Member of the Florida House of Representatives
- Incumbent
- Assumed office 3 November 2020
- Preceded by: Travis Cummings
- Constituency: 18th district (2020–2022) 11th district (2022–present)

Personal details
- Born: November 13, 1976 (age 49) Peoria, Illinois, U.S.
- Party: Republican
- Spouse: Gayle Simpson Garrison
- Children: 2
- Education: Samford University (BA) University of Illinois College of Law (JD)
- Profession: Attorney

= Sam Garrison (politician) =

American politician

Sam Garrison (born November 13, 1976) is an American politician who has served in the Florida House of Representatives since 2020. He currently serves as the incumbent for Florida's 11th House of Representatives district and has been voted Florida's House Speaker for 2026–28 term.

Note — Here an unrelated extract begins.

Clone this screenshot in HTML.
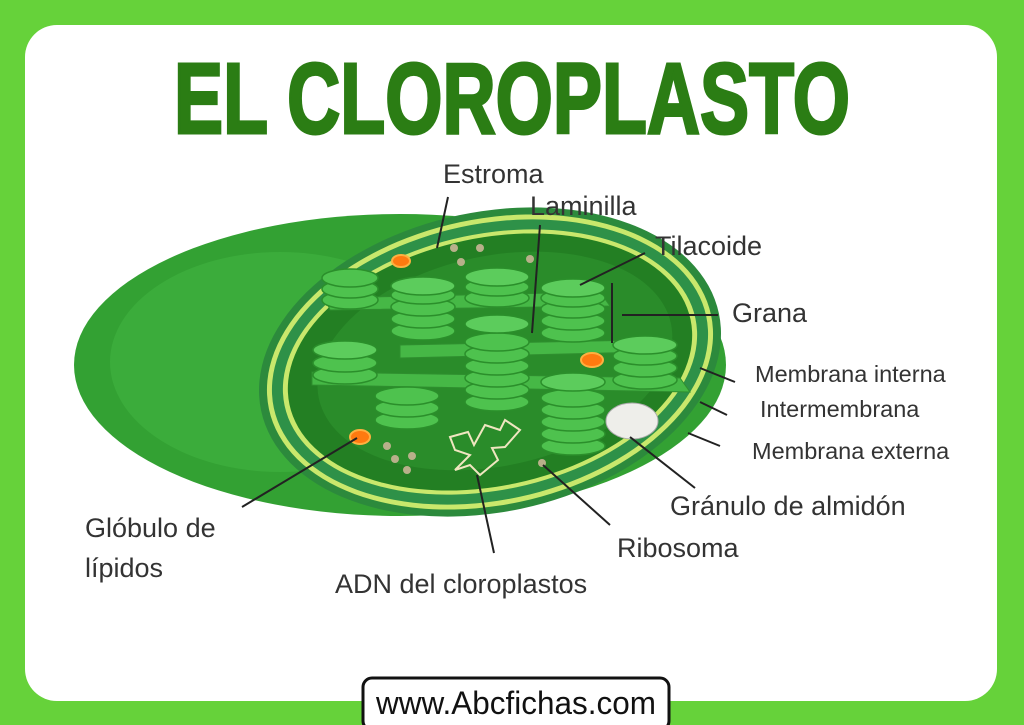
<!DOCTYPE html>
<html><head><meta charset="utf-8"><style>
html,body{margin:0;padding:0;background:#66d23a;}
svg{display:block}
text{font-family:"Liberation Sans",sans-serif;fill:#333;}
</style></head><body>
<svg width="1024" height="725" viewBox="0 0 1024 725" xmlns="http://www.w3.org/2000/svg">
<rect x="0" y="0" width="1024" height="725" fill="#66d23a"/>
<rect x="25" y="25" width="972" height="676" rx="32" fill="#fff"/>
<text x="512" y="133" text-anchor="middle" font-size="100" font-weight="bold" style="fill:#2b7d14;stroke:#2b7d14;stroke-width:3;font-family:'Liberation Sans Narrow','Liberation Sans',sans-serif" textLength="676" lengthAdjust="spacingAndGlyphs">EL CLOROPLASTO</text>

<ellipse cx="400" cy="365" rx="326" ry="151" fill="#33a133"/>
<ellipse cx="280" cy="362" rx="170" ry="110" fill="#3fb03f" opacity="0.7"/>
<g transform="rotate(-12 490 362)">
<ellipse cx="490" cy="362" rx="234" ry="150" fill="#2c8a3c"/>
<ellipse cx="490" cy="362" rx="226" ry="143" fill="#c9e86c"/>
<ellipse cx="490" cy="362" rx="221" ry="138" fill="#2e9148"/>
<ellipse cx="490" cy="362" rx="210" ry="128" fill="#c9e86c"/>
<ellipse cx="490" cy="362" rx="205" ry="124" fill="#237f23"/>
<ellipse cx="495" cy="362" rx="180" ry="105" fill="#2a8c2a"/>
</g>
<g fill="#46b846" stroke="#2f8f2f" stroke-width="1">
<path d="M325 298 L600 292 L610 306 L330 310 Z"/>
<path d="M400 345 L640 340 L645 352 L400 358 Z"/>
<path d="M312 372 L680 378 L690 392 L312 385 Z"/>
</g>
<g fill="#4ec24e" stroke="#2b8f2b" stroke-width="1.5">
<ellipse cx="350" cy="300" rx="28" ry="9"/><ellipse cx="350" cy="289" rx="28" ry="9"/><ellipse cx="350" cy="278" rx="28" ry="9"/>
<ellipse cx="423" cy="331" rx="32" ry="9"/><ellipse cx="423" cy="319" rx="32" ry="9"/><ellipse cx="423" cy="307" rx="32" ry="9"/><ellipse cx="423" cy="295" rx="32" ry="9"/><ellipse cx="423" cy="286" rx="32" ry="9" fill="#5ccc5c"/>
<ellipse cx="497" cy="298" rx="32" ry="9"/><ellipse cx="497" cy="287" rx="32" ry="9"/><ellipse cx="497" cy="277" rx="32" ry="9" fill="#5ccc5c"/>
<ellipse cx="573" cy="333" rx="32" ry="9"/><ellipse cx="573" cy="321" rx="32" ry="9"/><ellipse cx="573" cy="309" rx="32" ry="9"/><ellipse cx="573" cy="298" rx="32" ry="9"/><ellipse cx="573" cy="288" rx="32" ry="9" fill="#5ccc5c"/>
<ellipse cx="407" cy="420" rx="32" ry="9"/><ellipse cx="407" cy="408" rx="32" ry="9"/><ellipse cx="407" cy="396" rx="32" ry="9"/>
<ellipse cx="497" cy="402" rx="32" ry="9"/><ellipse cx="497" cy="390" rx="32" ry="9"/><ellipse cx="497" cy="378" rx="32" ry="9"/><ellipse cx="497" cy="366" rx="32" ry="9"/><ellipse cx="497" cy="354" rx="32" ry="9"/><ellipse cx="497" cy="342" rx="32" ry="9"/><ellipse cx="497" cy="324" rx="32" ry="9" fill="#5ccc5c"/>
<ellipse cx="345" cy="375" rx="32" ry="9"/><ellipse cx="345" cy="363" rx="32" ry="9"/><ellipse cx="345" cy="350" rx="32" ry="9" fill="#5ccc5c"/>
<ellipse cx="645" cy="380" rx="32" ry="9"/><ellipse cx="645" cy="368" rx="32" ry="9"/><ellipse cx="645" cy="356" rx="32" ry="9"/><ellipse cx="645" cy="345" rx="32" ry="9" fill="#5ccc5c"/>
<ellipse cx="573" cy="446" rx="32" ry="9"/><ellipse cx="573" cy="434" rx="32" ry="9"/><ellipse cx="573" cy="422" rx="32" ry="9"/><ellipse cx="573" cy="410" rx="32" ry="9"/><ellipse cx="573" cy="398" rx="32" ry="9"/><ellipse cx="573" cy="382" rx="32" ry="9" fill="#5ccc5c"/>
</g>
<ellipse cx="632" cy="421" rx="26" ry="18" fill="#eeeeea" stroke="#aaa"/>
<g fill="#ff7a10" stroke="#ffb040" stroke-width="2">
<ellipse cx="401" cy="261" rx="9" ry="6"/><ellipse cx="592" cy="360" rx="11" ry="7"/><ellipse cx="360" cy="437" rx="10" ry="7"/>
</g>
<g fill="#b8b08a">
<circle cx="454" cy="248" r="4"/><circle cx="480" cy="248" r="4"/><circle cx="461" cy="262" r="4"/><circle cx="530" cy="259" r="4"/>
<circle cx="387" cy="446" r="4"/><circle cx="395" cy="459" r="4"/><circle cx="412" cy="456" r="4"/><circle cx="407" cy="470" r="4"/><circle cx="542" cy="463" r="4"/>
</g>
<path d="M450 437 L468 432 L474 445 L485 425 L500 430 L505 420 L520 430 L505 447 L492 448 L498 460 L480 475 L470 465 L455 470 L470 455 L455 450 Z" fill="none" stroke="#f0e6c0" stroke-width="2"/>

<g stroke="#222" stroke-width="2" fill="none">
<line x1="448" y1="197" x2="437" y2="248"/>
<line x1="540" y1="225" x2="532" y2="333"/>
<line x1="645" y1="253" x2="580" y2="285"/>
<line x1="718" y1="315" x2="622" y2="315"/>
<line x1="612" y1="283" x2="612" y2="343"/>
<line x1="735" y1="382" x2="700" y2="368"/>
<line x1="727" y1="415" x2="700" y2="402"/>
<line x1="720" y1="446" x2="688" y2="433"/>
<line x1="695" y1="488" x2="630" y2="437"/>
<line x1="610" y1="525" x2="543" y2="465"/>
<line x1="494" y1="553" x2="477" y2="475"/>
<line x1="242" y1="507" x2="357" y2="438"/>
</g>
<g font-size="27">
<text x="443" y="183">Estroma</text>
<text x="530" y="215">Laminilla</text>
<text x="655" y="255">Tilacoide</text>
<text x="732" y="322">Grana</text>
<text x="755" y="382" font-size="23.5">Membrana interna</text>
<text x="760" y="417" font-size="23.5">Intermembrana</text>
<text x="752" y="459" font-size="23.5">Membrana externa</text>
<text x="670" y="515">Gránulo de almidón</text>
<text x="617" y="557">Ribosoma</text>
<text x="335" y="593">ADN del cloroplastos</text>
<text x="85" y="537">Glóbulo de</text>
<text x="85" y="577">lípidos</text>
</g>
<rect x="363" y="678" width="306" height="52" rx="9" fill="#fff" stroke="#111" stroke-width="3"/>
<text x="516" y="714" text-anchor="middle" font-size="32" style="fill:#111" textLength="280" lengthAdjust="spacingAndGlyphs">www.Abcfichas.com</text>
</svg>
</body></html>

== Early life and education ==

Garrison was born in Peoria, Illinois, on November 13, 1976. He moved to Florida in 2001. He graduated from Samford University with a Bachelor of Arts degree in international relations and received a Juris Doctor from the University of Illinois College of Law.

== Legal career ==

Garrison worked as an Assistant State Attorney in the Fourth Judicial Circuit from 2001 to 2011. He subsequently worked as an attorney in private practice. He was Board Certified in criminal trial law from 2013 to 2018 and served as president of the Clay County Bar Association from 2015 to 2016.

== Political career ==

=== Florida House of Representatives ===

Garrison was first elected to the Florida House of Representatives in 2020 and was subsequently reelected.

During the 2024–2026 legislative term, Garrison served as chair of the Rules & Ethics Committee and was also a member of the Budget Committee.

==== Speaker-designate ====
In October 2025, House Republicans formally designated Garrison to succeed Daniel Perez as Speaker, he is scheduled to become Speaker following the 2026 elections. The designation was made unanimously by the Republicans in the House of Representatives, who hold the majority of seats in the chamber.

Garrison was unopposed in the 2026 Republican primary for the 11th district and was listed by the Florida Department of State as an unopposed Republican candidate in the 2026 general election.

Garrison will serve as the 91st Speaker of the Florida House for the 2026–2028 legislative term starting on November 17, 2026.

==Personal life==
Garrison is an Anglican. Garrison is also married to Gayle Simpson Garrison and has two children. He lists American history, baseball, golf, football, music and reading among his interests.